This article was written as a collaboration between Franchise Consultant and President of Franchise Beacon, Michael Peterson and Franchise, and attorney Mike Drumm, founder of Drumm Law. Both work from home and manage a team of remote employees. This is a shortened version, the full article is here.
This article came from a conversation where we realized we had something to share of significant benefit. Here’s the short version:
- Get out of your bedroom. You need to get out of the bedroom (or off the couch) now and get dressed.
- Set up a workstation. Hopefully you have a desk at home. If not, find something else like an unused kitchen table. Worst case, as of this writing there are 3 desks for under $50 on Amazon Prime with overnight delivery. Seriously, get a desk. And an office chair.
- Setup a work area. The most important part of the work area is a door that closes. A physical barrier that is where you go to “work”. Here is what we would suggest, in order of preference, for your work area:
- A home office.
- A spare bedroom.
- A section of the garage
If you can’t make any of these work, grab a nook in the house.
- People should only know you are working from home if you tell them. Turn off the T.V., make sure the dog is not barking in the background, no kids running in and out of your office.
- Communicate with your spouse, kids, or roommates that this is work time. Door locks are also very helpful if you have smaller children that don’t understand the “work from home” concept.
- Separate work time and home time. This follows #4 above. Normally, your family (and your body and mind) know you are at work because. . . well you are at work. Make sure both your family/friends/roommates know, and most importantly make sure that you know, when you are “at work” and “at home”.

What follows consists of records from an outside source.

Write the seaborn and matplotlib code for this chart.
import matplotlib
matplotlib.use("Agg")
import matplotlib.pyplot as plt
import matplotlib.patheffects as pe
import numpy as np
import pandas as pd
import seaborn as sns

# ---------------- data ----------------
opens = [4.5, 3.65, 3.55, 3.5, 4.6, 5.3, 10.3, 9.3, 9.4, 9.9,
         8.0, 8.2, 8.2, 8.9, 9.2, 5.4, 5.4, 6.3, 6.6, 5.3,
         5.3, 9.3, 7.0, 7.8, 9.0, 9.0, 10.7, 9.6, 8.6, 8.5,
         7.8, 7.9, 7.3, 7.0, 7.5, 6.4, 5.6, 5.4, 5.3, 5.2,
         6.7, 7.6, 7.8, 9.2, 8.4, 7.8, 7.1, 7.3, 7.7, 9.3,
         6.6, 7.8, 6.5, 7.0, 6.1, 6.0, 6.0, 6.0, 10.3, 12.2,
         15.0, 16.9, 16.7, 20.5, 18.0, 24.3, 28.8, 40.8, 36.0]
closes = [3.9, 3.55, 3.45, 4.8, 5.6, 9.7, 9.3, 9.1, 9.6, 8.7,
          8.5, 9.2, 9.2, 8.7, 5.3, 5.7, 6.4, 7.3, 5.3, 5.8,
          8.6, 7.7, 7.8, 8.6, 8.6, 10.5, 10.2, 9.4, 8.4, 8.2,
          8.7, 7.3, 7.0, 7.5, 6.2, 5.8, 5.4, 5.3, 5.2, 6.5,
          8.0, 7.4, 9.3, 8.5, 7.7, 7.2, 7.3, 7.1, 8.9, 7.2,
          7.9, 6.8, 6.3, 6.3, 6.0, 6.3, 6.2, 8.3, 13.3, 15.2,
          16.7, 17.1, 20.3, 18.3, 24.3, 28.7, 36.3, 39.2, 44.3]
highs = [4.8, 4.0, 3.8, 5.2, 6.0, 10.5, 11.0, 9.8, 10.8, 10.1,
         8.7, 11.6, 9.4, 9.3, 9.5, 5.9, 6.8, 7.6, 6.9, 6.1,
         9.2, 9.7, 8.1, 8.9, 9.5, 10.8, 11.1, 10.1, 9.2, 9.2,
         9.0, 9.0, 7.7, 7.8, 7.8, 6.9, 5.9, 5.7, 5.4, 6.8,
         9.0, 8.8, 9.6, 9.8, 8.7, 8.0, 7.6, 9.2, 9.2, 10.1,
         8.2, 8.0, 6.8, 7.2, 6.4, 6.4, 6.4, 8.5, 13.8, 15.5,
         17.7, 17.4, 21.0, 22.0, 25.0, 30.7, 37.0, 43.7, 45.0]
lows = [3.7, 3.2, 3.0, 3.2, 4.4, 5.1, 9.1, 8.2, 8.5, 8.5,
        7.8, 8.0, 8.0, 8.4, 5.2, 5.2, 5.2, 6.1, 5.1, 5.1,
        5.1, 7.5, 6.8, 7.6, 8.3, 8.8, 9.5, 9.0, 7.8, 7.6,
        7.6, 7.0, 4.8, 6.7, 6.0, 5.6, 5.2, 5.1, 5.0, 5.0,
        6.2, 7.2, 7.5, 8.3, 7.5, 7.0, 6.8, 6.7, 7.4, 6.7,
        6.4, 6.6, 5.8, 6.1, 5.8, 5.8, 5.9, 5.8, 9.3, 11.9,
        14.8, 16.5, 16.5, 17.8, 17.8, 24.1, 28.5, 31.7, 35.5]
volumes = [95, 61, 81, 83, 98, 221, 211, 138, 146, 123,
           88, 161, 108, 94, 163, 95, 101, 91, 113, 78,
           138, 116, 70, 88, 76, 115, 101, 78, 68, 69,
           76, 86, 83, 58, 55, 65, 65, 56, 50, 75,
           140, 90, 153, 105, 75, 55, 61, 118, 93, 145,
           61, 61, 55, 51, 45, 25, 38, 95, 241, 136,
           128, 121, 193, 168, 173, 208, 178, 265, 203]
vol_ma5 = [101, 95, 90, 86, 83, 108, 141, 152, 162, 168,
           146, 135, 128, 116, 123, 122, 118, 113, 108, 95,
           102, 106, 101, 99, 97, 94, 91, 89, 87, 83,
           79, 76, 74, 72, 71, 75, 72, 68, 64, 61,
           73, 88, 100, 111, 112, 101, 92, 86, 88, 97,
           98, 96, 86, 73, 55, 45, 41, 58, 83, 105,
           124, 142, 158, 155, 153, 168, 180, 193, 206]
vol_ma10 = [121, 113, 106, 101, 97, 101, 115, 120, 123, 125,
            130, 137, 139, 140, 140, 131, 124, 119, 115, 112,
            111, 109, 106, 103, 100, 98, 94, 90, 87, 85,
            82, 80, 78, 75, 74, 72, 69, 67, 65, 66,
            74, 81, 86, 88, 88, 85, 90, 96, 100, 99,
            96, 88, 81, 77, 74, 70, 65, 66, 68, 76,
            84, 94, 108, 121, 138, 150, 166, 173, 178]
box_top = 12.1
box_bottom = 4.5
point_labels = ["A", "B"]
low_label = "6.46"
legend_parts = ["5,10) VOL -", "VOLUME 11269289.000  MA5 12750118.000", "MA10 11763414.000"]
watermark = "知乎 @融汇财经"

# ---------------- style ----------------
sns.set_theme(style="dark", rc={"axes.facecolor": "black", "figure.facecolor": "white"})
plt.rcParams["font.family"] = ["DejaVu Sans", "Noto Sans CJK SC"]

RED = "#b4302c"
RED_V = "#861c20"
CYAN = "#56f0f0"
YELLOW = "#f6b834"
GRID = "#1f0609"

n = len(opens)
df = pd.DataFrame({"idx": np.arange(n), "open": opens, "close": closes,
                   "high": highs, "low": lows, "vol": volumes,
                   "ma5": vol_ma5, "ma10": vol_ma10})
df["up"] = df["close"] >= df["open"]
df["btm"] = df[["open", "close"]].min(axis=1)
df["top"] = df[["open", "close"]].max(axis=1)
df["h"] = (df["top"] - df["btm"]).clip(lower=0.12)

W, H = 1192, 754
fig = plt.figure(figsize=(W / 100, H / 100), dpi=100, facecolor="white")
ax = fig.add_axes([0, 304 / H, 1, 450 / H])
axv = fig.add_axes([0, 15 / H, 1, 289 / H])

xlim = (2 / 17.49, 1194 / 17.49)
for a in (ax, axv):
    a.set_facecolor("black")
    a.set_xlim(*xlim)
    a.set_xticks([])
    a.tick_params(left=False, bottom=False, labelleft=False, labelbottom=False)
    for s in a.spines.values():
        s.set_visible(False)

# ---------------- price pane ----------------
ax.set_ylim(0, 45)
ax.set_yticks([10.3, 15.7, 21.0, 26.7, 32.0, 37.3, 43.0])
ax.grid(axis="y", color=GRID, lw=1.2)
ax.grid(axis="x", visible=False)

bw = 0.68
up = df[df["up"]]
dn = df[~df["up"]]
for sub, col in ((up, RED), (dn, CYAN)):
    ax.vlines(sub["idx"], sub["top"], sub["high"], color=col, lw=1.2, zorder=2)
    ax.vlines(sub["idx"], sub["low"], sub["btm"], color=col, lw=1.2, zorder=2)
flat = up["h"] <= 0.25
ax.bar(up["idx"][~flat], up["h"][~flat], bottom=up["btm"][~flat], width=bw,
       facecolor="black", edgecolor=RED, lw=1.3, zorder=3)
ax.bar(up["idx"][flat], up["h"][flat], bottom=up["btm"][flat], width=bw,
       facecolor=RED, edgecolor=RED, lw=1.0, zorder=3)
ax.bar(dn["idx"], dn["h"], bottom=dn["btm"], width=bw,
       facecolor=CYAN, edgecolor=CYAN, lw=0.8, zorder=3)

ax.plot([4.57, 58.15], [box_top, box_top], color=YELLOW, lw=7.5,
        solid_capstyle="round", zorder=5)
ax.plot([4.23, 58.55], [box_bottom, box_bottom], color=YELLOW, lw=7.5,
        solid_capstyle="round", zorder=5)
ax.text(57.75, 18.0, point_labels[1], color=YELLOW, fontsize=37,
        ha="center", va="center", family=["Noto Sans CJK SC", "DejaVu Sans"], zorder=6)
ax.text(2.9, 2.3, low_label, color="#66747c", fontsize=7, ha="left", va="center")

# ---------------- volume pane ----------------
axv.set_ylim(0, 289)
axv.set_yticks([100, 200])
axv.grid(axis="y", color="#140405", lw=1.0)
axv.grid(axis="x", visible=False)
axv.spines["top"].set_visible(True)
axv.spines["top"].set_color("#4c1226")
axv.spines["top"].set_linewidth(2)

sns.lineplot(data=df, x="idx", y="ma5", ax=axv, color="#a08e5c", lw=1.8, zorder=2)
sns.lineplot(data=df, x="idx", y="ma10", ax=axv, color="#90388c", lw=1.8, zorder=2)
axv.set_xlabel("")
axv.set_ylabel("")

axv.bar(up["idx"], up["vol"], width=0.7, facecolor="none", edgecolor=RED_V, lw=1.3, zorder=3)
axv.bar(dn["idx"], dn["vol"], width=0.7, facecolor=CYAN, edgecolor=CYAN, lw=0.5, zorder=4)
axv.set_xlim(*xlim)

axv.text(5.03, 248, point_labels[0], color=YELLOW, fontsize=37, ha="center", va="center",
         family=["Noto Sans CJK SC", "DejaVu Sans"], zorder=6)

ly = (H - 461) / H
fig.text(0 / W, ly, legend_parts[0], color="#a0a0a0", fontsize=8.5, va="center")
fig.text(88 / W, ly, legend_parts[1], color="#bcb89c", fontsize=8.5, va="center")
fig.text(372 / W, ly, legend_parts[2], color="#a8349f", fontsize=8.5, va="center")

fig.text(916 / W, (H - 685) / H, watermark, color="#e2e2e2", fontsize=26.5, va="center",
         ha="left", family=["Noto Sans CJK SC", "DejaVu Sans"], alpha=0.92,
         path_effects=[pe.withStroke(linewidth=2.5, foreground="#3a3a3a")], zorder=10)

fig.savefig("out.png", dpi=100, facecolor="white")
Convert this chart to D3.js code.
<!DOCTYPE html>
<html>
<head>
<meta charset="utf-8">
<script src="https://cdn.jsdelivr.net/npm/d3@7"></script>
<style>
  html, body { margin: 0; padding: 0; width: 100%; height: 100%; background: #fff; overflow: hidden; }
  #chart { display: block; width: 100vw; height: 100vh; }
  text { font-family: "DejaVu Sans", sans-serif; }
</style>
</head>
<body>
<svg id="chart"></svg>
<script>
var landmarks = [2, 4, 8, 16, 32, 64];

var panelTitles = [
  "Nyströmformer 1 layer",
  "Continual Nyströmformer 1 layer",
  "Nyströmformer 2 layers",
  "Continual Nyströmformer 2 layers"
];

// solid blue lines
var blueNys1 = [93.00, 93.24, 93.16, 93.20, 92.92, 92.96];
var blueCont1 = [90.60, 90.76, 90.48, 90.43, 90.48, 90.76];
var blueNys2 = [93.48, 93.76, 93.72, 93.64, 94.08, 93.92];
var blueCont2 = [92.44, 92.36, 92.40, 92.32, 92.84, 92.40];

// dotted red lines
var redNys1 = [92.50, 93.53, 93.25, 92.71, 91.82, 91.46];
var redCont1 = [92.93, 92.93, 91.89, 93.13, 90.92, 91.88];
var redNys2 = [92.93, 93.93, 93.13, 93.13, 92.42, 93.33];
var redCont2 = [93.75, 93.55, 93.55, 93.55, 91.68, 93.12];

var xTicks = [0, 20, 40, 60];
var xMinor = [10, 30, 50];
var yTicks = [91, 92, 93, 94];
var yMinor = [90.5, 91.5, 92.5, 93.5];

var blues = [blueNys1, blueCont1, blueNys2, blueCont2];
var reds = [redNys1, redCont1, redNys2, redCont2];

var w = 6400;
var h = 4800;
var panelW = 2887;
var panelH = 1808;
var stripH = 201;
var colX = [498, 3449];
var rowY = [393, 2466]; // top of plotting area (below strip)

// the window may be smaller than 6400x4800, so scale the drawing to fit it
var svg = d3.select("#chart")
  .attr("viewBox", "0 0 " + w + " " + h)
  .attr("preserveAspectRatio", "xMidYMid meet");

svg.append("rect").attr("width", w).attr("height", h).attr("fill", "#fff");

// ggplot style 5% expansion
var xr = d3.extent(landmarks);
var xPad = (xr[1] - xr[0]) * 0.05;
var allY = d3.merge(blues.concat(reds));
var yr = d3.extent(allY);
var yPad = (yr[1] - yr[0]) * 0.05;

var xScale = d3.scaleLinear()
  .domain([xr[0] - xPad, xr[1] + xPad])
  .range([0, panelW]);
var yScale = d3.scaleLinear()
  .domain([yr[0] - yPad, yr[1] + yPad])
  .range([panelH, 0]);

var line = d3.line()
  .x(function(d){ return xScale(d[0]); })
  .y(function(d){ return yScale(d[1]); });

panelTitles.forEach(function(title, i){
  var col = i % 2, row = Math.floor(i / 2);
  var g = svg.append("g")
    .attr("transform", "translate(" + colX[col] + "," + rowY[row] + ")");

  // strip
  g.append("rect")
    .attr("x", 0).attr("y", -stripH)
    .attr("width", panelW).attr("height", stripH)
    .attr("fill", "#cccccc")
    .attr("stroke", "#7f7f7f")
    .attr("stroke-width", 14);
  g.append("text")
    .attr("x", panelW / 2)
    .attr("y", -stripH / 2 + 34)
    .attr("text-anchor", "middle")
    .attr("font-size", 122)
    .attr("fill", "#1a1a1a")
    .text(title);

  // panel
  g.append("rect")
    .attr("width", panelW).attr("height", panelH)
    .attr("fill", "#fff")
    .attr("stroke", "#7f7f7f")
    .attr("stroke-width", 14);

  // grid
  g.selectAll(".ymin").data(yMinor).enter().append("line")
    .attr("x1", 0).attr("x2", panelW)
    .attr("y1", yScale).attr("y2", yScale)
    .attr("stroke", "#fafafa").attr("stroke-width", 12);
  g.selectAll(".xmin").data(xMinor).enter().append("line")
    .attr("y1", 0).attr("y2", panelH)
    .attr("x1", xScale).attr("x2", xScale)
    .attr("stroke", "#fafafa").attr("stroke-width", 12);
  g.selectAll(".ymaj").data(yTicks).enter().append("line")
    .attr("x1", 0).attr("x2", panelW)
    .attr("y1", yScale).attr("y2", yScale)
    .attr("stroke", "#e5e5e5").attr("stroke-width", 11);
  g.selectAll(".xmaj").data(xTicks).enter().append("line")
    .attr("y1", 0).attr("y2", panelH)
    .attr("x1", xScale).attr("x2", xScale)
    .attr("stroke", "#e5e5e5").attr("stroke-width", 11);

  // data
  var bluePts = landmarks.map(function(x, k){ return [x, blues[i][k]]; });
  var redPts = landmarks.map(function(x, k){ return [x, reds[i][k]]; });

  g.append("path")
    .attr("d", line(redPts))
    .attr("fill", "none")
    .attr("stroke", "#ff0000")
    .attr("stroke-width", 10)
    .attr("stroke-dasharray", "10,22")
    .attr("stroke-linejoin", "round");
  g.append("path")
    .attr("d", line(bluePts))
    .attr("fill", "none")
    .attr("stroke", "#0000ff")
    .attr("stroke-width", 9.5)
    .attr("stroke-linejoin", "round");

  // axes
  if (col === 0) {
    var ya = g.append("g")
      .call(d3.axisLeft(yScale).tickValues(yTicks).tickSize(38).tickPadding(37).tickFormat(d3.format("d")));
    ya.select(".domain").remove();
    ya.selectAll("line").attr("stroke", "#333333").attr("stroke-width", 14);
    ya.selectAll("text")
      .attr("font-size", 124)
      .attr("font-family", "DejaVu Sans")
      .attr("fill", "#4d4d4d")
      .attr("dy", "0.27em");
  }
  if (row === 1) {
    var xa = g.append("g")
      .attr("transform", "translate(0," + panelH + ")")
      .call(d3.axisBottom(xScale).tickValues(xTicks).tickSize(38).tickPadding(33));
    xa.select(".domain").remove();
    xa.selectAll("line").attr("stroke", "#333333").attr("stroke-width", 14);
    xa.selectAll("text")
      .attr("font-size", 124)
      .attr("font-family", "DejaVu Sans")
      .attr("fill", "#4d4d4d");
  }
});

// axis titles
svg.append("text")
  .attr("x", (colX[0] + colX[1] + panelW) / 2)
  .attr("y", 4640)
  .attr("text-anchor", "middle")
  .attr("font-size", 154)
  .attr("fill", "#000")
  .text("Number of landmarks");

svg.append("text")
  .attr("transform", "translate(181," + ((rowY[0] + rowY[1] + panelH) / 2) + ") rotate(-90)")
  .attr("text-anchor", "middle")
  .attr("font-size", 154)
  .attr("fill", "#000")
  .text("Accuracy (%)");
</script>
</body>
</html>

- Take your breaks. Get up, go outside but maintain “social distance”, even just look out the window; keeping your “schedule” will help you acclimatize to your new “office “much faster.
- Keep your meeting schedules. Your company, by now, has probably produced and disseminated a “pandemic policy”. That does not in any way mean you need to stop business as usual. If you have a management meeting on Tuesdays at 1pm, have your management meeting on Tuesdays at 1pm, just do it via video conference.
- Understand the business risks. Companies and individuals should be following the recommendations handed down from employers and the appropriate health authorities. Supporting an idea, however, requires that you also understand the downsides of that idea. Steve Jobs famously said, “Creativity comes from spontaneous meetings, from random discussions”. Researchers at the University of California use a demonstration of a 24-second, 4-word exchange between a pilot and a co-pilot regarding a (simulated) fuel loss to underscore this point; the somewhat unquantifiable but also undeniable benefits of physical proximity in the work environment. Plan for these business risks by encouraging people to keep an Instant Message Service (business only) open, pick up a phone to ask a quick question instead of sending an email, and basically adopt practices that are counter to what we think of as office efficiencies.
- Stay away from the fridge! Keep your normal meal schedules, or even better implement intermittent fasting. If you are going to change your diet make sure you make it healthier, not more junk-laden.
We are facing a serious situation, and there is a plethora of information out there about how to stay safe, what to do in case of exposure, and how businesses should react to this pandemic. What seemed to be missing, however, was the “how” for folks that don’t work from home on a daily basis. These are our ideas. What are yours?